Braathe Gruppen
Role: Freelance Project Manager · 2020 · Norway
The Problem
By early 2020, Kubernetes had become the standard answer for anyone talking about modern application infrastructure. Every enterprise IT conversation eventually landed on containers, cloud-native, and Kubernetes. The problem was that most organizations talking about it still could not actually run it. The CNCF's own data from that year showed that close to 80% of companies could not find engineers with the container skills they needed. It was one of those moments where demand was clear but the supply of people who could execute on it was almost nonexistent.
Braathe Gruppen, one of Norway's largest cloud and IT services providers, saw the opening. Their clients were already asking for help getting to cloud-native. They did not want to hire a platform team or spend months learning Kubernetes internals. They wanted their applications deployed, scaled, and managed without the operational overhead. Braathe wanted to build a product that could do exactly that, and they needed someone to lead it from concept to a working build.
That is where I came in.
The Solution
The product we built was AppBasky, a self-service platform for deploying and scaling containerized applications on Kubernetes. The idea was simple enough: you connect your GitHub repository, push your code, and the platform takes care of everything after that. No writing deployment scripts. No touching cluster configuration. No needing to understand what Kubernetes is actually doing under the hood.
Each push to GitHub generated a new versioned release automatically. Deployments happened without taking the application offline. Rolling back to a previous release was a single action. Custom domains and SSL certificates were handled out of the box. And because Braathe's clients ran on different infrastructure, we built the platform from the start to run on any Kubernetes cluster, whether that was hosted on a public cloud or sitting in their own data center.
One of the bigger product calls I pushed for early was to ship AppBasky as open source. In a space as technical as Kubernetes tooling, credibility with developers matters more than any sales process. A well-maintained open-source project on GitHub could build that trust faster than anything else. It also kept the commercial path open, with a paid layer that could be added on top later.
The Execution
Braathe brought in a Filipino development team to build the software, and I was brought in to lead them. We had eight months and a team that ranged from two to five engineers depending on the phase. Managing a remote team across time zones while building something in genuinely new technical territory meant the process had to be tight but not heavy. That does not leave much room for going back and forth, so the first thing I focused on was getting the scope locked down.
The core deployment loop had to work before anything else got touched. GitHub integration, build, deploy, live URL. Once that end-to-end path was solid, everything else could follow. Feature ideas that came up mid-sprint got documented and moved to the backlog. There was no shortage of good ideas, but good ideas introduced at the wrong point kill projects like this.

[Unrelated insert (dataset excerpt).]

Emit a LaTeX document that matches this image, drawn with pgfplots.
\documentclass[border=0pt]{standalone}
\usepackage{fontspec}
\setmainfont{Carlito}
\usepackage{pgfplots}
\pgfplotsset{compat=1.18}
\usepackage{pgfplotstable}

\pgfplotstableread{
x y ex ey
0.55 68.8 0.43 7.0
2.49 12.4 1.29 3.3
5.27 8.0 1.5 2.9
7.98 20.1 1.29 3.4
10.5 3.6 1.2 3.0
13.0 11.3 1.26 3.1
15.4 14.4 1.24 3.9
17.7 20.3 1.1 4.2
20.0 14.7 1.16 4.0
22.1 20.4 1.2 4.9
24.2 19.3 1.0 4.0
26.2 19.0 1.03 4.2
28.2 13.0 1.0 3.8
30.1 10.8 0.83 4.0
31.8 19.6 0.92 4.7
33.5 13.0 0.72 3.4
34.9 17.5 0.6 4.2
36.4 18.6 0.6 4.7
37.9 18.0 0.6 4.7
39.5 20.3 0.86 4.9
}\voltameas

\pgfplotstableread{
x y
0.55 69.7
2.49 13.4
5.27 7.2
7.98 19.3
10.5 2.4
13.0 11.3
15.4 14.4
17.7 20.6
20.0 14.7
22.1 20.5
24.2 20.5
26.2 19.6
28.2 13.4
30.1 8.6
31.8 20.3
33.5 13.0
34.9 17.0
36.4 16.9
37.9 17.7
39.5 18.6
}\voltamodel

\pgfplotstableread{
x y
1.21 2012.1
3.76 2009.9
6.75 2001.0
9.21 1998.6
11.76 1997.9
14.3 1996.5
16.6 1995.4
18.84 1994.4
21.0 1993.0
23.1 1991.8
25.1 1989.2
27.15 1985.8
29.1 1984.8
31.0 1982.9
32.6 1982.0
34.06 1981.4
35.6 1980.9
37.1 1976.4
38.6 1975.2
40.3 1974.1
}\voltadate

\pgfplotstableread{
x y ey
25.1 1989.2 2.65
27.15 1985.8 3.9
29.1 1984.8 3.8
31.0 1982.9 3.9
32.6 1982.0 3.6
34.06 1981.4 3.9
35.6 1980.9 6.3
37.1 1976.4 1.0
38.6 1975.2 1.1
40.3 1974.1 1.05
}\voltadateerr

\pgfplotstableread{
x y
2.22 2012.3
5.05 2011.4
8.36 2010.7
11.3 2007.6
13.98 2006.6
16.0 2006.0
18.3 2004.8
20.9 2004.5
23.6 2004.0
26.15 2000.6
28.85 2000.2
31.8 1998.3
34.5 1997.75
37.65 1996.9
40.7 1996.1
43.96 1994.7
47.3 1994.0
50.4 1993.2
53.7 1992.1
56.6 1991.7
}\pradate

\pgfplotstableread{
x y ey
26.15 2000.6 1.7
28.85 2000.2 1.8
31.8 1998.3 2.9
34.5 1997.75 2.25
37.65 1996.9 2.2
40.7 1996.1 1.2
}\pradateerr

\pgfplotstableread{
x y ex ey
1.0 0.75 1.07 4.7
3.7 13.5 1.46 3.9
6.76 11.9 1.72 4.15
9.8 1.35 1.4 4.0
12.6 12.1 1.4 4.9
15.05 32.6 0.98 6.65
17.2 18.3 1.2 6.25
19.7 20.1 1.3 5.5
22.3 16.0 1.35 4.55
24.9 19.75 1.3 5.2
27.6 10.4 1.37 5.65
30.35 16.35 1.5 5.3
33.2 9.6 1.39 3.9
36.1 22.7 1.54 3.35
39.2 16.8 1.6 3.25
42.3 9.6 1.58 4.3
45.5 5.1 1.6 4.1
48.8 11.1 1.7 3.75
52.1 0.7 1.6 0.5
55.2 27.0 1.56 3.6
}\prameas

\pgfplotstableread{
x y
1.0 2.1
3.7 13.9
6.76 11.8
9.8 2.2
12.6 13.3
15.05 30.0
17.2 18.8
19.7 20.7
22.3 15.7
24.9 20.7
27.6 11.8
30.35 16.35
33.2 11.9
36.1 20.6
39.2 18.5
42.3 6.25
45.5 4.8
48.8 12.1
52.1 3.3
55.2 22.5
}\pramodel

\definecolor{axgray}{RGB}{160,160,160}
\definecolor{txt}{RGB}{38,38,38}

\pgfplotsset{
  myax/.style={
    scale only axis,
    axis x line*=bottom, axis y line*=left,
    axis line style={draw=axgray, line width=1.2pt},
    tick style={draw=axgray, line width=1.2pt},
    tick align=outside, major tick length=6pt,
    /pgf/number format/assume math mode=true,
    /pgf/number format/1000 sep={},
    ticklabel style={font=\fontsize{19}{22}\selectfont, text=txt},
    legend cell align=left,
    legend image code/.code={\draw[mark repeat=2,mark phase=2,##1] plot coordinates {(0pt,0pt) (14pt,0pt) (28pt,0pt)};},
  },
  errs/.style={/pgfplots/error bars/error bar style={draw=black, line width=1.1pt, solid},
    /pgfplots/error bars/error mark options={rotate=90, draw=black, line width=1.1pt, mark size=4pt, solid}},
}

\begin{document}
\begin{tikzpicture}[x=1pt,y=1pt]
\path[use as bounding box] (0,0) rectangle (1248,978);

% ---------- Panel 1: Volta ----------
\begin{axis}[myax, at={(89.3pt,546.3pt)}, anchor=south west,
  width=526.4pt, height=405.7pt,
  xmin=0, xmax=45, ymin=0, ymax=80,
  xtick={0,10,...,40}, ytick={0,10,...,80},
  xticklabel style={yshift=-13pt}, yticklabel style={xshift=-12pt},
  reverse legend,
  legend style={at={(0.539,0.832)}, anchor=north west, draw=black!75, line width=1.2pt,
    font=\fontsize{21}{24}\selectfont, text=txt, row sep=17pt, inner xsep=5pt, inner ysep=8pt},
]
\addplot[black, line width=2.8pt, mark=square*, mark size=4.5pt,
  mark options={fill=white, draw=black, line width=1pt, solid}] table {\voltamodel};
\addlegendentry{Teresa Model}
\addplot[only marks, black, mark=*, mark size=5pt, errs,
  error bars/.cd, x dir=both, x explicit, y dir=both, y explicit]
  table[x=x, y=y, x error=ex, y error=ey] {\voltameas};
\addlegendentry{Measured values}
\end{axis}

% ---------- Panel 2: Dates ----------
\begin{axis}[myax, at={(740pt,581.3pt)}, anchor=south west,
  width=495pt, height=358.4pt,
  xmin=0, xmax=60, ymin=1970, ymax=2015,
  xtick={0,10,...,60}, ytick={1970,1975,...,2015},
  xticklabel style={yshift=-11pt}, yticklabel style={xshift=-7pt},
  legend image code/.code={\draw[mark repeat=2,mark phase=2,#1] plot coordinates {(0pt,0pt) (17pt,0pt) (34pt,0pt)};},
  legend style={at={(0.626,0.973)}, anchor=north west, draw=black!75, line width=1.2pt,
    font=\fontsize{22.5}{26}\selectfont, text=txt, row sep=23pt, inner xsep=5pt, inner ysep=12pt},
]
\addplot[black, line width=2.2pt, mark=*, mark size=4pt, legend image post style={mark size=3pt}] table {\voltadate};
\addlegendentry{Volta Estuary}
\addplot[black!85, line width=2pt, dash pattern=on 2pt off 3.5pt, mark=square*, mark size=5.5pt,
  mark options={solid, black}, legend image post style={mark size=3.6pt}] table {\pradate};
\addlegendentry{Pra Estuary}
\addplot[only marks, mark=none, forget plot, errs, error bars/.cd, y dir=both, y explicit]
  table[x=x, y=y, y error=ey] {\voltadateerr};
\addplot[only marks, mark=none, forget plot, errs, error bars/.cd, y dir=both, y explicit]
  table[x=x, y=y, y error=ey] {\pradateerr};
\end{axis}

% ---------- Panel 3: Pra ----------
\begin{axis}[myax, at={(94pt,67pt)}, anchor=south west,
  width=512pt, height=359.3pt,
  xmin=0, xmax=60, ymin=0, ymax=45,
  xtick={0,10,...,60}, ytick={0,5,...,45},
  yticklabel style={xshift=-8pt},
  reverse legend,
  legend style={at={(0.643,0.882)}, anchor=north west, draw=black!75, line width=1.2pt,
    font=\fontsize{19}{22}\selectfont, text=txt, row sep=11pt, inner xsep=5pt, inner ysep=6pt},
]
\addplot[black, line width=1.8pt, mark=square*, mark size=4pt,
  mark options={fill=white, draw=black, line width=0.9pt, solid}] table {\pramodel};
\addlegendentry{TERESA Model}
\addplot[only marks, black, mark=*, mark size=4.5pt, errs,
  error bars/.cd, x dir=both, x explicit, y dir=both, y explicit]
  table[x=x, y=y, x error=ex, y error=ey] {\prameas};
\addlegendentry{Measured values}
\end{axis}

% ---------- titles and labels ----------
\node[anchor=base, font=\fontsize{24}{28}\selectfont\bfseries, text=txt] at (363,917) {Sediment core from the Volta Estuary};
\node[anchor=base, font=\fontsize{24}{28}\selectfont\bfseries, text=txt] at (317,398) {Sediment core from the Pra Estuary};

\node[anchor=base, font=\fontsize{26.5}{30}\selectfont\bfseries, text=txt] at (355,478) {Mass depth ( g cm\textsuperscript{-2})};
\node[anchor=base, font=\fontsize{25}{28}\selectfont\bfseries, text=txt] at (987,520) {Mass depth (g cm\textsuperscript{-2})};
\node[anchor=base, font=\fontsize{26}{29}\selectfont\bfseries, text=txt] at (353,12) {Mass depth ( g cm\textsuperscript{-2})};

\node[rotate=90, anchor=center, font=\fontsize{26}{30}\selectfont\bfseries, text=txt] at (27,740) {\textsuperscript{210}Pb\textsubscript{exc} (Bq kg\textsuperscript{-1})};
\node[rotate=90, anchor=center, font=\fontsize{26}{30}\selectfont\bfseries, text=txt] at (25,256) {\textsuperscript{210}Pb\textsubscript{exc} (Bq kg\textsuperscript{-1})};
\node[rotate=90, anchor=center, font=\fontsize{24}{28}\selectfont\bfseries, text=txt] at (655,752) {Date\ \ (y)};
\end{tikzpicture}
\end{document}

Delivery ran through GitHub Issues and Projects. I kept the process deliberately lightweight. The team was sharp and did not need a lot of hand-holding, but they needed clear priorities and a single person making the hard calls on scope. Short sprint cycles, consistent async communication, and regular syncs with the Braathe stakeholders in Norway to make sure we were still pointing in the right direction.
Getting the open-source launch right also took real effort beyond just making the repository public. I spent time on the repo structure, the documentation, and how the project would come across to a developer finding it for the first time. If it was going to function as a community project, it had to look like one from day one.
The Result
We shipped AppBasky in August 2020, on schedule. For a small team working in a space that most engineering organizations still considered expert-only territory at the time, that was a meaningful outcome.
The platform delivered on what it promised. GitHub-triggered deployments, zero-downtime releases, automatic rollbacks, custom domains, SSL. It ran on any Kubernetes cluster and supported the runtimes Braathe's clients actually used: Node.js, Python, Ruby, Java, and PHP, along with WordPress hosting built specifically for the agencies using the platform.
What I take away from this engagement is not just that we shipped on schedule. It is that we shipped something credible. The architecture was clean, the open-source repository was production-quality, and Braathe had a real foundation to build a commercial product on top of. In 2020, when most companies were still trying to get a handle on Kubernetes basics, getting that done in eight months with a lean team was not a small thing.